** BEGIN RECORDS PROVIDED **

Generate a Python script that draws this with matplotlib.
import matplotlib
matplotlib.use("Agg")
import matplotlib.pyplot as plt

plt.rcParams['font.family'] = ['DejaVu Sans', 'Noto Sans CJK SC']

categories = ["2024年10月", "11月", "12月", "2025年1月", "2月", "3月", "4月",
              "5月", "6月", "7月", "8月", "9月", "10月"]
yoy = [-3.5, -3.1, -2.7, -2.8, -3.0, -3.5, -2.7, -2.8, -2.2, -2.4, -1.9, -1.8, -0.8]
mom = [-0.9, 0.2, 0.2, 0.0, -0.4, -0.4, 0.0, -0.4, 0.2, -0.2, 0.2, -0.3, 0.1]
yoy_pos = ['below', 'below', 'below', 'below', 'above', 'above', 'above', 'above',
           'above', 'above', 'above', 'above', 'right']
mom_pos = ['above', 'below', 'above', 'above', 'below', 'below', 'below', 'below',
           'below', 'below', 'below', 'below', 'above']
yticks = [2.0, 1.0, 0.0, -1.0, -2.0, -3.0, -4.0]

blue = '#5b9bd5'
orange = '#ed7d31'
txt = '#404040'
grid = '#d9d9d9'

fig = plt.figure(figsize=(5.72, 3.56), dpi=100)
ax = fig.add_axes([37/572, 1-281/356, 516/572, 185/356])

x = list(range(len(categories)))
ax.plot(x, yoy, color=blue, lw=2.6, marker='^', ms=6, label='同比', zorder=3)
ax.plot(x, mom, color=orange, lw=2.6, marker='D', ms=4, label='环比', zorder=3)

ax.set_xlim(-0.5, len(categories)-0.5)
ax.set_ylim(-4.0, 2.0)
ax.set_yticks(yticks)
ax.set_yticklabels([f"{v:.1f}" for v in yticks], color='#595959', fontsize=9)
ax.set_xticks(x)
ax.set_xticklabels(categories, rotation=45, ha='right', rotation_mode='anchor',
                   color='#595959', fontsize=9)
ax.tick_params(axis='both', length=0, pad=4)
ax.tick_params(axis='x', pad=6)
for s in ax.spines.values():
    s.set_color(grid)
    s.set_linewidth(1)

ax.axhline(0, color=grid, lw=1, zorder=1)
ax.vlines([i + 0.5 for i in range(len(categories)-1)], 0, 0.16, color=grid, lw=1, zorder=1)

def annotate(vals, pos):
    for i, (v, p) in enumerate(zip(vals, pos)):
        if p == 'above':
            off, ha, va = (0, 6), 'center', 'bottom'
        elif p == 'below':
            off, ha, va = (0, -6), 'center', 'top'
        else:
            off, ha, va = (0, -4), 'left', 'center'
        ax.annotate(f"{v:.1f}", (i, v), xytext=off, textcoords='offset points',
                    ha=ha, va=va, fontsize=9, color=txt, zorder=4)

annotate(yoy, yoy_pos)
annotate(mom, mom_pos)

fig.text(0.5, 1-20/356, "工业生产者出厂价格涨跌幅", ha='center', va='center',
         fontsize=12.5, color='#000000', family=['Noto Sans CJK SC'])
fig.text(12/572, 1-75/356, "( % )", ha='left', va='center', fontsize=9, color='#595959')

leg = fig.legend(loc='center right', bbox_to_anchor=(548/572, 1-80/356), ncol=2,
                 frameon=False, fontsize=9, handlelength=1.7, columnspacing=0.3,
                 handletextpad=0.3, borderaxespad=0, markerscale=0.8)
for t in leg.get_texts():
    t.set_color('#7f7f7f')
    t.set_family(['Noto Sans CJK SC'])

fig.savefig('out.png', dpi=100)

** END RECORDS PROVIDED **
** BEGIN RECORDS PROVIDED **

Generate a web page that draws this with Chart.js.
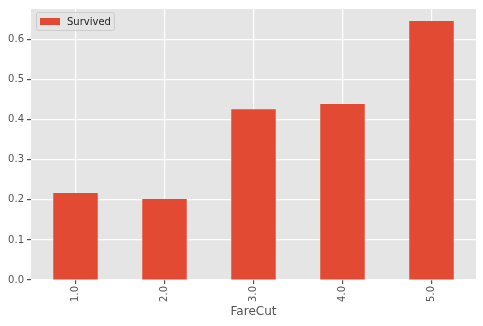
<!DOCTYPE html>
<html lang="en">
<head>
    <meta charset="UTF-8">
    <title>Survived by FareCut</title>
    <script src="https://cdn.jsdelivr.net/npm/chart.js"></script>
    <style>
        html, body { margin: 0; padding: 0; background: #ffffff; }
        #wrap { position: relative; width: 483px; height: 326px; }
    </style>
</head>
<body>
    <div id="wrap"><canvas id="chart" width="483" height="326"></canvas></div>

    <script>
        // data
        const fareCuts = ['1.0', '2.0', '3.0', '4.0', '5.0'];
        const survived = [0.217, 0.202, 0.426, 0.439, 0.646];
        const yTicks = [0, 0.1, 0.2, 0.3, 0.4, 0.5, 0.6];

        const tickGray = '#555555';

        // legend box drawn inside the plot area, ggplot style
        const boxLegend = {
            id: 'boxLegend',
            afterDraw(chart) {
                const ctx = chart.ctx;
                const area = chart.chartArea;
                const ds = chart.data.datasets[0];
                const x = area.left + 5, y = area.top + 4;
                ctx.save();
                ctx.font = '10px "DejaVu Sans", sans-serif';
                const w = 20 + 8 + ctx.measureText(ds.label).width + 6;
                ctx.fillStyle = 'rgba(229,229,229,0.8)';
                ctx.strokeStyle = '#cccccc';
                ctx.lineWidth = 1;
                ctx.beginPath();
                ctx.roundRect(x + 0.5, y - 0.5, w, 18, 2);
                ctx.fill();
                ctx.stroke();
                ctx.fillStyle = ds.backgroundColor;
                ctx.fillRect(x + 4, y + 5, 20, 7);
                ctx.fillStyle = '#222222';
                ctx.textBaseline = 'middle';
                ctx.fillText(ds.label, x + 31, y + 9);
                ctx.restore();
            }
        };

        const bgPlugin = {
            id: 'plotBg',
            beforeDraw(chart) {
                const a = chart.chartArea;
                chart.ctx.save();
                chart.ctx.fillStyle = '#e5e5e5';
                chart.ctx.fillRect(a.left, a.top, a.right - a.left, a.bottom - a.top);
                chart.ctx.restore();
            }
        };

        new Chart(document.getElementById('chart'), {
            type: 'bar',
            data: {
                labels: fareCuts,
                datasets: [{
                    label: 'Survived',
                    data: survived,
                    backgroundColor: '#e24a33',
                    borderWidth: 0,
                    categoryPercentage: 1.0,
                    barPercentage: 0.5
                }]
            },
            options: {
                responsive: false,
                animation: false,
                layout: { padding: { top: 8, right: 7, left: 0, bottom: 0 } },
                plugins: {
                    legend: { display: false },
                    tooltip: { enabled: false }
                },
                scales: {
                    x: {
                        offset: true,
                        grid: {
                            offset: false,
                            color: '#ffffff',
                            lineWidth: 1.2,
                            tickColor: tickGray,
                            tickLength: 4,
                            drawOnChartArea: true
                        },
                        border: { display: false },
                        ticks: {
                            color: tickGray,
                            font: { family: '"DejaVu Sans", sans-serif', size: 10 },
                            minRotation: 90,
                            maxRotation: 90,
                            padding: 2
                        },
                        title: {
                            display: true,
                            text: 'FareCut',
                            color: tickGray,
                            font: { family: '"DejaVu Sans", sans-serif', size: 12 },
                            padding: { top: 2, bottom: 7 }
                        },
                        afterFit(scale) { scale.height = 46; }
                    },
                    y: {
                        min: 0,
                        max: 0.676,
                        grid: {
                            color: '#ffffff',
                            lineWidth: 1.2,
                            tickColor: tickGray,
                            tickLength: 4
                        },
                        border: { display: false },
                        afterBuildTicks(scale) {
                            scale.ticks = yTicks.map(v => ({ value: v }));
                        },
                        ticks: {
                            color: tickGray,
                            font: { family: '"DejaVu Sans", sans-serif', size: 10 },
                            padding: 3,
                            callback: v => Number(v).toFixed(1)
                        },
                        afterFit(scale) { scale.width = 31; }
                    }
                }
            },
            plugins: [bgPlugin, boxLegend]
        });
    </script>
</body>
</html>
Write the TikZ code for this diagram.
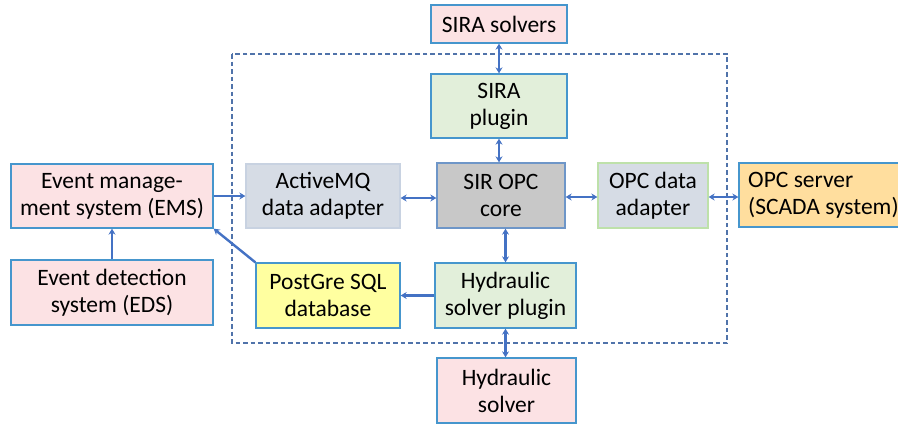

** END RECORDS PROVIDED **

> [OBJECTIVE]: Pick out, from the lines above, every one that contains the string "this".

> [SOLUTION]:
Generate a Python script that draws this with matplotlib.
Generate a web page that draws this with Chart.js.
Write the TikZ code for this diagram.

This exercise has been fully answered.